The common pattern in each case is the same. The attacker's economics work only because the CAPTCHA cost is low. Raise that cost and the attack becomes unprofitable.
How to stop a captcha farm
There is no single silver bullet against captcha farms, but the effective defence has three properties.
First, make each solve computationally expensive. Image CAPTCHAs are cheap because solving one image is cheap. Proof-of-work CAPTCHAs, in contrast, force the solving device to spend measurable CPU or GPU cycles per attempt, and the difficulty scales with how suspicious the request looks. Prosopo's Procaptcha uses proof-of-work challenges precisely to invert the farm's economics. At low difficulty a real user's browser burns a few milliseconds. A farm running thousands of parallel solves per second sees its per-solve compute cost dominate the whole operation.

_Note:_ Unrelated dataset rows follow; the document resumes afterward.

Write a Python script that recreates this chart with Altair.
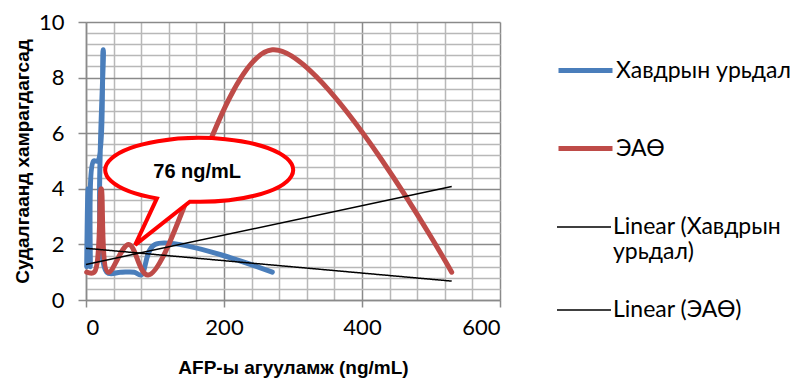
import altair as alt
import pandas as pd

# ---- data ----
series_names = ["Хавдрын урьдал", "ЭАӨ"]
trend_names = ["Linear (Хавдрын урьдал)", "Linear (ЭАӨ)"]

blue_x = [1, 3, 6, 11, 17, 25, 30, 50, 70, 80, 100, 270]
blue_y = [1.2, 4, 1.2, 5, 5, 9, 1, 1, 1, 0.9, 2, 1]

red_x = [1, 12, 22, 32, 62, 90, 270, 530]
red_y = [1, 1, 4, 1, 2, 0.9, 9, 1]

trend_blue_x = [0, 530]
trend_blue_y = [1.86, 0.68]
trend_red_x = [0, 530]
trend_red_y = [1.28, 4.08]

callout_x = [164]
callout_y = [4.68]
callout_text = ["76 ng/mL"]

x_ticks = list(range(0, 601, 40))
y_ticks = [round(i * 0.4, 1) for i in range(26)]


def frame(col, name, xs, ys):
    return pd.DataFrame({col: name, "x": xs, "y": ys, "i": list(range(len(xs)))})


data_df = pd.concat([frame("series", series_names[0], blue_x, blue_y),
                     frame("series", series_names[1], red_x, red_y)])
trend_a_df = frame("ta", trend_names[0], trend_blue_x, trend_blue_y)
trend_b_df = frame("tb", trend_names[1], trend_red_x, trend_red_y)
callout_df = pd.DataFrame({"x": callout_x, "y": callout_y, "t": callout_text})

y_major = "abs(datum.value - round(datum.value / 2) * 2) < 0.01"

x_axis = alt.Axis(
    values=x_ticks, tickCount=100,
    labelExpr="datum.value % 200 == 0 ? format(datum.value, 'd') : ''",
    labelOverlap=False,
    gridColor={"condition": {"test": "datum.value % 200 == 0", "value": "#8a8a8a"}, "value": "#b8b8b8"},
    tickOpacity={"condition": {"test": "datum.value % 200 == 0", "value": 1}, "value": 0},
    tickColor="#8a8a8a", tickSize=7, tickWidth=1.5,
    domainColor="#8a8a8a", domainWidth=1.5,
    gridWidth=1.5,
    labelFont="Lato", labelFontSize=22, labelColor="#000000", labelPadding=10,
    title="AFP-ы агууламж (ng/mL)", titleFont="Liberation Sans", titleFontSize=19,
    titleFontWeight="bold", titleColor="#000000", titlePadding=20,
)
y_axis = alt.Axis(
    values=y_ticks, tickCount=100,
    labelExpr=y_major + " ? format(round(datum.value), 'd') : ''",
    labelOverlap=False,
    gridColor={"condition": {"test": y_major, "value": "#8a8a8a"}, "value": "#b8b8b8"},
    tickOpacity={"condition": {"test": y_major, "value": 1}, "value": 0},
    tickColor="#8a8a8a", tickSize=8, tickWidth=1.5,
    domainColor="#8a8a8a", domainWidth=1.5,
    gridWidth=1.5,
    labelFont="Lato", labelFontSize=22, labelColor="#000000", labelPadding=14,
    title="Судалгаанд хамрагдагсад", titleFont="Liberation Sans", titleFontSize=19,
    titleFontWeight="bold", titleColor="#000000", titlePadding=6,
)

xs = alt.Scale(domain=[0, 600], nice=False)
ys = alt.Scale(domain=[0, 10], nice=False)

common_legend = dict(
    title=None, orient="none", legendX=470, symbolType="stroke", symbolSize=2916,
    labelFont="Lato", labelFontSize=23, labelColor="#000000", labelOffset=1, labelLimit=300,
)

# optional multi-line spacing for the wrapped legend label, only if the schema accepts it
line_height_opt = {}
try:
    alt.Legend(labelLineHeight=30).to_dict()
    line_height_opt = {"labelLineHeight": 30}
except Exception:
    line_height_opt = {}

leg1 = alt.Legend(legendY=19, rowPadding=36, symbolStrokeWidth=5, **common_legend)
leg2 = alt.Legend(legendY=177, symbolStrokeWidth=1.5, symbolStrokeColor="#000000",
                  labelExpr="['Linear (Хавдрын', 'урьдал)']", **line_height_opt, **common_legend)
leg3 = alt.Legend(legendY=260, symbolStrokeColor="#000000", **common_legend)

lines = alt.Chart(data_df).mark_line(
    interpolate="catmull-rom", strokeCap="round", strokeJoin="round", strokeWidth=5
).encode(
    x=alt.X("x:Q", scale=xs, axis=x_axis),
    y=alt.Y("y:Q", scale=ys, axis=y_axis),
    color=alt.Color("series:N", scale=alt.Scale(domain=series_names, range=["#4a7ebb", "#be4b48"]),
                    legend=leg1),
    order="i:Q",
)
trend_a = alt.Chart(trend_a_df).mark_line(color="#000000", strokeWidth=1.5).encode(
    x=alt.X("x:Q", scale=xs), y=alt.Y("y:Q", scale=ys),
    strokeDash=alt.StrokeDash("ta:N", scale=alt.Scale(domain=trend_names[:1], range=[[1, 0]]), legend=leg2),
    order="i:Q",
)
trend_b = alt.Chart(trend_b_df).mark_line(color="#000000").encode(
    x=alt.X("x:Q", scale=xs), y=alt.Y("y:Q", scale=ys),
    strokeWidth=alt.StrokeWidth("tb:N", scale=alt.Scale(type="ordinal", domain=trend_names[1:], range=[1.5]),
                                legend=leg3),
    order="i:Q",
)

callout_path = "M -0.1 0.3383 A 1 0.34 0 1 0 -0.45 0.3036 L -0.681 0.798 Z"
bubble = alt.Chart(callout_df).mark_point(
    shape=callout_path, size=35344, filled=True, fill="#ffffff", stroke="#ff0000",
    strokeWidth=4, opacity=1, fillOpacity=1, strokeOpacity=1, strokeJoin="miter",
).encode(x=alt.X("x:Q", scale=xs), y=alt.Y("y:Q", scale=ys))
bubble_text = alt.Chart(callout_df).mark_text(
    font="Liberation Sans", fontWeight="bold", fontSize=20, color="#000000", dx=-2, dy=2,
).encode(x=alt.X("x:Q", scale=xs), y=alt.Y("y:Q", scale=ys), text="t:N")

chart = alt.layer(lines, trend_a, trend_b, bubble, bubble_text).properties(
    width=414, height=278,
    autosize=alt.AutoSizeParams(type="none"),
    padding={"left": 86, "top": 22, "right": 298, "bottom": 80},
    background="#ffffff",
).configure_view(strokeWidth=0)

chart.save("out.html", embed_options={"renderer": "svg", "actions": False})
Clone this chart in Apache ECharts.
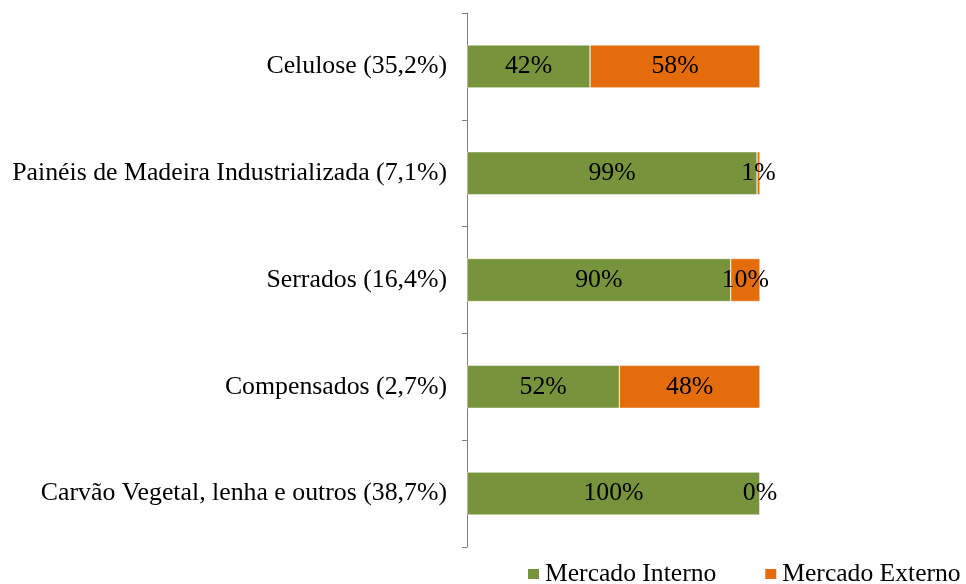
<!DOCTYPE html>
<html>
<head>
<meta charset="utf-8">
<script src="https://cdn.jsdelivr.net/npm/echarts@6/dist/echarts.min.js"></script>
<style>html,body{margin:0;padding:0;background:#fff;}#c{width:966px;height:584px;}</style>
</head>
<body>
<div id="c"></div>
<script>
const categories = ["Celulose (35,2%)", "Painéis de Madeira Industrializada (7,1%)", "Serrados (16,4%)", "Compensados (2,7%)", "Carvão Vegetal, lenha e outros (38,7%)"];
const mercadoInterno = [42, 99, 90, 52, 100];
const mercadoExterno = [58, 1, 10, 48, 0];
const seriesNames = ["Mercado Interno", "Mercado Externo"];

const chart = echarts.init(document.getElementById('c'));
const font = '"Liberation Serif", "Times New Roman", serif';
const fs = 25.8;
const lbl = {show: true, position: 'inside', color: '#000', fontFamily: font, fontSize: fs, formatter: p => p.value + '%'};
chart.setOption({
  animation: false,
  textStyle: {fontFamily: font},
  grid: {left: 467, top: 13, width: 293, height: 534, containLabel: false},
  legend: {
    left: 526, top: 561, width: 440, padding: 0, itemWidth: 13, itemHeight: 12, itemGap: 47,
    icon: 'rect',
    textStyle: {fontFamily: font, fontSize: 25.6, color: '#000'},
    data: seriesNames
  },
  xAxis: {type: 'value', min: 0, max: 100, show: false},
  yAxis: {
    type: 'category', data: categories, inverse: true,
    axisLine: {show: true, lineStyle: {color: '#7f7f7f', width: 1}},
    axisTick: {show: true, length: 5, lineStyle: {color: '#7f7f7f'}},
    axisLabel: {margin: 20, color: '#000', fontFamily: font, fontSize: fs}
  },
  series: [
    {name: seriesNames[0], type: 'bar', stack: 's', data: mercadoInterno, barWidth: 43,
     itemStyle: {color: '#77933C', borderColor: '#fff', borderWidth: 0.5}, label: lbl},
    {name: seriesNames[1], type: 'bar', stack: 's', data: mercadoExterno, barWidth: 43,
     itemStyle: {color: '#E46C0A', borderColor: '#fff', borderWidth: 0.5}, label: lbl}
  ]
});
</script>
</body>
</html>
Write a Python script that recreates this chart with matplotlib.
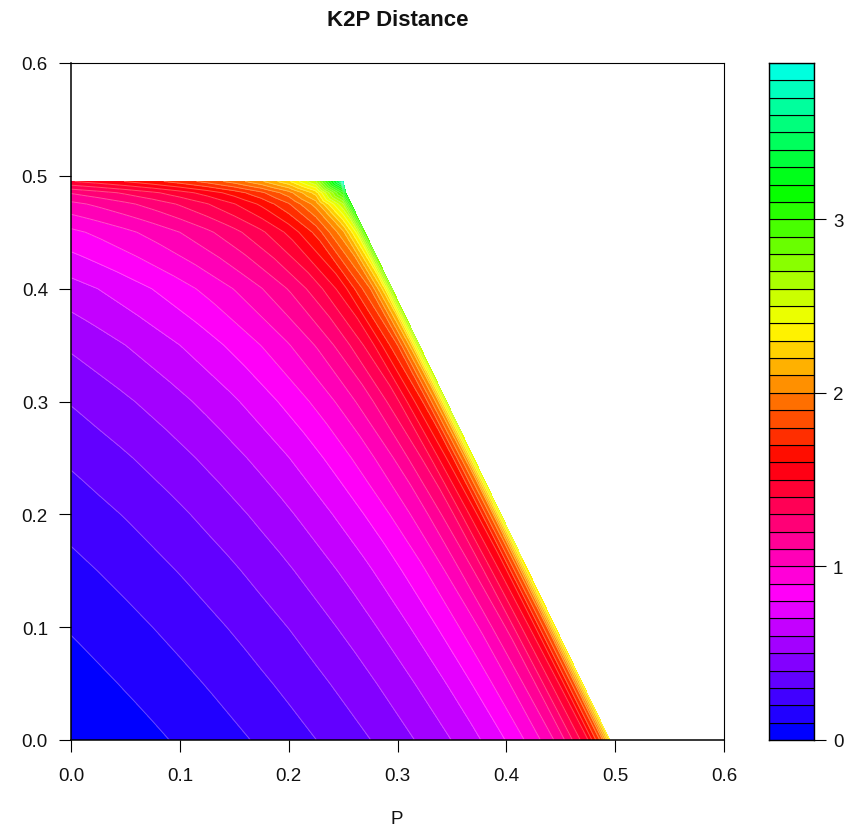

Second, look at more than the CAPTCHA response. Even if the token verifies, the surrounding request usually leaks farm characteristics. JA4 TLS fingerprints inconsistent with the User-Agent. Behavioural signals (mouse movement, keystroke timing) that do not match a human session. IP reputation from datacentres and known residential-proxy networks. Prosopo's risk scoring combines these signals with the CAPTCHA verdict, so a farm-solved token is not sufficient on its own.
Third, rate-limit per endpoint, not per session. Farms are built to look like many independent users. Rate limits applied per IP or per cookie assume the attacker plays fair. Per-endpoint budgets (X login attempts per minute, X checkout submissions per second at the given SKU) make it much harder for a farm-backed attack to move fast enough to matter.
Prosopo is committed to combating the misuse of captcha farms by promoting privacy-first CAPTCHA solutions that leverage proof-of-work, behavioural analysis and smart rule-based restrictions.